Task brief:
Send back all the data below, exactly as given.

Source excerpt:

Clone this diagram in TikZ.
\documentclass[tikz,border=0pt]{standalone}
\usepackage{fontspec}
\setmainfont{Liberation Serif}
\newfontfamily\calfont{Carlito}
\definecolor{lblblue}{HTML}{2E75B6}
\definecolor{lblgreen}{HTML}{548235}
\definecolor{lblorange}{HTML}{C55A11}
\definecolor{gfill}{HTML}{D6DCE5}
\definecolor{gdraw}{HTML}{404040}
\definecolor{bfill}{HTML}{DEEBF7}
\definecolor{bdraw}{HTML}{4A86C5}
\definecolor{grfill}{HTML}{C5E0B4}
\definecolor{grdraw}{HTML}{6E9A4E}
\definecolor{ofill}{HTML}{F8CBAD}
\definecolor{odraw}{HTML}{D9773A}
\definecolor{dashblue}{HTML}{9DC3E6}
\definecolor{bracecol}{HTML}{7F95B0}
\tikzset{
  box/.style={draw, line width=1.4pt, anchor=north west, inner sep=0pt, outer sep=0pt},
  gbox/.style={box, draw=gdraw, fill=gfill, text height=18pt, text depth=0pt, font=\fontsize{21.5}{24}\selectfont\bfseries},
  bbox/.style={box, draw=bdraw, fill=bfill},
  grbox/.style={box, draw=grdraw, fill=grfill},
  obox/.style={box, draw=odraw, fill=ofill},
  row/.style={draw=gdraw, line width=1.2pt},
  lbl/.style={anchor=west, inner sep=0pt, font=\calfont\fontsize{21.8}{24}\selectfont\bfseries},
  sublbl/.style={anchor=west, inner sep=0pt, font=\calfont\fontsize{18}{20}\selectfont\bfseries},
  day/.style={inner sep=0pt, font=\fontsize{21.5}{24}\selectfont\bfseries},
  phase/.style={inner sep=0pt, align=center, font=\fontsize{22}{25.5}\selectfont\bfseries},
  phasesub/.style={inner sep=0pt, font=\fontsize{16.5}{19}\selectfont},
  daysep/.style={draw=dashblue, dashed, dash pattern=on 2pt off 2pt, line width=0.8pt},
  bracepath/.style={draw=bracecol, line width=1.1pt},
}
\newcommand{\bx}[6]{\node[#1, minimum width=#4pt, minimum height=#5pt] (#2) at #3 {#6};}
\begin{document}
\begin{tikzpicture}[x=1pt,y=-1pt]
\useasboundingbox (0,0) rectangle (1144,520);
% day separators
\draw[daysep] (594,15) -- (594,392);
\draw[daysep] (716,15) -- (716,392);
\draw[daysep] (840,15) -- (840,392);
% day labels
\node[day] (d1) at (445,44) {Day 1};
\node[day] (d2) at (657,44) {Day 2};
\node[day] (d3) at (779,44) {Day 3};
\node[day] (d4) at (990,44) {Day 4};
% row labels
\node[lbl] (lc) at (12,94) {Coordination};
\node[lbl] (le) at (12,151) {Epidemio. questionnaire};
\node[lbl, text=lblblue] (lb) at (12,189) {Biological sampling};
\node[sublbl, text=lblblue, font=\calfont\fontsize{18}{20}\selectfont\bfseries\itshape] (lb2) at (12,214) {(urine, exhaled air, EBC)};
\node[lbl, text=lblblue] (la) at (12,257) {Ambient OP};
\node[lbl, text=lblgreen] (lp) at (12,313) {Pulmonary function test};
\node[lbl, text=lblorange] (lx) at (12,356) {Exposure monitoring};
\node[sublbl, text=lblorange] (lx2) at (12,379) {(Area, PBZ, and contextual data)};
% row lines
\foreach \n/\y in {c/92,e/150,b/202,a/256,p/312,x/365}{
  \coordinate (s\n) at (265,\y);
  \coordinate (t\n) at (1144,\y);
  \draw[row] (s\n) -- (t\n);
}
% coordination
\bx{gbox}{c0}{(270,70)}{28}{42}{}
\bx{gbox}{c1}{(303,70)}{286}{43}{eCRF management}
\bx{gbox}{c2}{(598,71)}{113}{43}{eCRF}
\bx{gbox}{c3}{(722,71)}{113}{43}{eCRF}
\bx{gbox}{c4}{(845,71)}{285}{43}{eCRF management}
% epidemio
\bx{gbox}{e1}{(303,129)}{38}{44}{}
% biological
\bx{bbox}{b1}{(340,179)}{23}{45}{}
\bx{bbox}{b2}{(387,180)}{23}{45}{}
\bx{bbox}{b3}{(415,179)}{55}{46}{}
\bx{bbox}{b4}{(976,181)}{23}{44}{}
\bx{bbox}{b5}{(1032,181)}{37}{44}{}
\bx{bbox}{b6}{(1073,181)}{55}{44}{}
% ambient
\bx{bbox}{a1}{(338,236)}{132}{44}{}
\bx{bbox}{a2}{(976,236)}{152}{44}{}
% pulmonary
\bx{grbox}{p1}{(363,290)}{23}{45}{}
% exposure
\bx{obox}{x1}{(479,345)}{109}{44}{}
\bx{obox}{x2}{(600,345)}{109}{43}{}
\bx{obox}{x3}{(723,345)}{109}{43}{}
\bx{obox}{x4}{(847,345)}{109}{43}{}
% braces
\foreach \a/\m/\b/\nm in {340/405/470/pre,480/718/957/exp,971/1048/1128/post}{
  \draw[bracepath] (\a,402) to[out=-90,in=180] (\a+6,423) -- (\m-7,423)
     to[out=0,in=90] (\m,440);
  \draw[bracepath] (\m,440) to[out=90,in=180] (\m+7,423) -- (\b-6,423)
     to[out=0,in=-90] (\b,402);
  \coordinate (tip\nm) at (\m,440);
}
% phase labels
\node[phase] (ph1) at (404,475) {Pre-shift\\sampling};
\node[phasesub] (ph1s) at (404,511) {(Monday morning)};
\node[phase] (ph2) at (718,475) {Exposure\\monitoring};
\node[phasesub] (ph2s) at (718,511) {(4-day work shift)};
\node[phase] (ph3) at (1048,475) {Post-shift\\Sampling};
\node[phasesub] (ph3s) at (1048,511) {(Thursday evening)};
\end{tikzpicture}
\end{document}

Final result:
Clone this diagram in TikZ.
\documentclass[tikz,border=0pt]{standalone}
\usepackage{fontspec}
\setmainfont{Liberation Serif}
\newfontfamily\calfont{Carlito}
\definecolor{lblblue}{HTML}{2E75B6}
\definecolor{lblgreen}{HTML}{548235}
\definecolor{lblorange}{HTML}{C55A11}
\definecolor{gfill}{HTML}{D6DCE5}
\definecolor{gdraw}{HTML}{404040}
\definecolor{bfill}{HTML}{DEEBF7}
\definecolor{bdraw}{HTML}{4A86C5}
\definecolor{grfill}{HTML}{C5E0B4}
\definecolor{grdraw}{HTML}{6E9A4E}
\definecolor{ofill}{HTML}{F8CBAD}
\definecolor{odraw}{HTML}{D9773A}
\definecolor{dashblue}{HTML}{9DC3E6}
\definecolor{bracecol}{HTML}{7F95B0}
\tikzset{
  box/.style={draw, line width=1.4pt, anchor=north west, inner sep=0pt, outer sep=0pt},
  gbox/.style={box, draw=gdraw, fill=gfill, text height=18pt, text depth=0pt, font=\fontsize{21.5}{24}\selectfont\bfseries},
  bbox/.style={box, draw=bdraw, fill=bfill},
  grbox/.style={box, draw=grdraw, fill=grfill},
  obox/.style={box, draw=odraw, fill=ofill},
  row/.style={draw=gdraw, line width=1.2pt},
  lbl/.style={anchor=west, inner sep=0pt, font=\calfont\fontsize{21.8}{24}\selectfont\bfseries},
  sublbl/.style={anchor=west, inner sep=0pt, font=\calfont\fontsize{18}{20}\selectfont\bfseries},
  day/.style={inner sep=0pt, font=\fontsize{21.5}{24}\selectfont\bfseries},
  phase/.style={inner sep=0pt, align=center, font=\fontsize{22}{25.5}\selectfont\bfseries},
  phasesub/.style={inner sep=0pt, font=\fontsize{16.5}{19}\selectfont},
  daysep/.style={draw=dashblue, dashed, dash pattern=on 2pt off 2pt, line width=0.8pt},
  bracepath/.style={draw=bracecol, line width=1.1pt},
}
\newcommand{\bx}[6]{\node[#1, minimum width=#4pt, minimum height=#5pt] (#2) at #3 {#6};}
\begin{document}
\begin{tikzpicture}[x=1pt,y=-1pt]
\useasboundingbox (0,0) rectangle (1144,520);
% day separators
\draw[daysep] (594,15) -- (594,392);
\draw[daysep] (716,15) -- (716,392);
\draw[daysep] (840,15) -- (840,392);
% day labels
\node[day] (d1) at (445,44) {Day 1};
\node[day] (d2) at (657,44) {Day 2};
\node[day] (d3) at (779,44) {Day 3};
\node[day] (d4) at (990,44) {Day 4};
% row labels
\node[lbl] (lc) at (12,94) {Coordination};
\node[lbl] (le) at (12,151) {Epidemio. questionnaire};
\node[lbl, text=lblblue] (lb) at (12,189) {Biological sampling};
\node[sublbl, text=lblblue, font=\calfont\fontsize{18}{20}\selectfont\bfseries\itshape] (lb2) at (12,214) {(urine, exhaled air, EBC)};
\node[lbl, text=lblblue] (la) at (12,257) {Ambient OP};
\node[lbl, text=lblgreen] (lp) at (12,313) {Pulmonary function test};
\node[lbl, text=lblorange] (lx) at (12,356) {Exposure monitoring};
\node[sublbl, text=lblorange] (lx2) at (12,379) {(Area, PBZ, and contextual data)};
% row lines
\foreach \n/\y in {c/92,e/150,b/202,a/256,p/312,x/365}{
  \coordinate (s\n) at (265,\y);
  \coordinate (t\n) at (1144,\y);
  \draw[row] (s\n) -- (t\n);
}
% coordination
\bx{gbox}{c0}{(270,70)}{28}{42}{}
\bx{gbox}{c1}{(303,70)}{286}{43}{eCRF management}
\bx{gbox}{c2}{(598,71)}{113}{43}{eCRF}
\bx{gbox}{c3}{(722,71)}{113}{43}{eCRF}
\bx{gbox}{c4}{(845,71)}{285}{43}{eCRF management}
% epidemio
\bx{gbox}{e1}{(303,129)}{38}{44}{}
% biological
\bx{bbox}{b1}{(340,179)}{23}{45}{}
\bx{bbox}{b2}{(387,180)}{23}{45}{}
\bx{bbox}{b3}{(415,179)}{55}{46}{}
\bx{bbox}{b4}{(976,181)}{23}{44}{}
\bx{bbox}{b5}{(1032,181)}{37}{44}{}
\bx{bbox}{b6}{(1073,181)}{55}{44}{}
% ambient
\bx{bbox}{a1}{(338,236)}{132}{44}{}
\bx{bbox}{a2}{(976,236)}{152}{44}{}
% pulmonary
\bx{grbox}{p1}{(363,290)}{23}{45}{}
% exposure
\bx{obox}{x1}{(479,345)}{109}{44}{}
\bx{obox}{x2}{(600,345)}{109}{43}{}
\bx{obox}{x3}{(723,345)}{109}{43}{}
\bx{obox}{x4}{(847,345)}{109}{43}{}
% braces
\foreach \a/\m/\b/\nm in {340/405/470/pre,480/718/957/exp,971/1048/1128/post}{
  \draw[bracepath] (\a,402) to[out=-90,in=180] (\a+6,423) -- (\m-7,423)
     to[out=0,in=90] (\m,440);
  \draw[bracepath] (\m,440) to[out=90,in=180] (\m+7,423) -- (\b-6,423)
     to[out=0,in=-90] (\b,402);
  \coordinate (tip\nm) at (\m,440);
}
% phase labels
\node[phase] (ph1) at (404,475) {Pre-shift\\sampling};
\node[phasesub] (ph1s) at (404,511) {(Monday morning)};
\node[phase] (ph2) at (718,475) {Exposure\\monitoring};
\node[phasesub] (ph2s) at (718,511) {(4-day work shift)};
\node[phase] (ph3) at (1048,475) {Post-shift\\Sampling};
\node[phasesub] (ph3s) at (1048,511) {(Thursday evening)};
\end{tikzpicture}
\end{document}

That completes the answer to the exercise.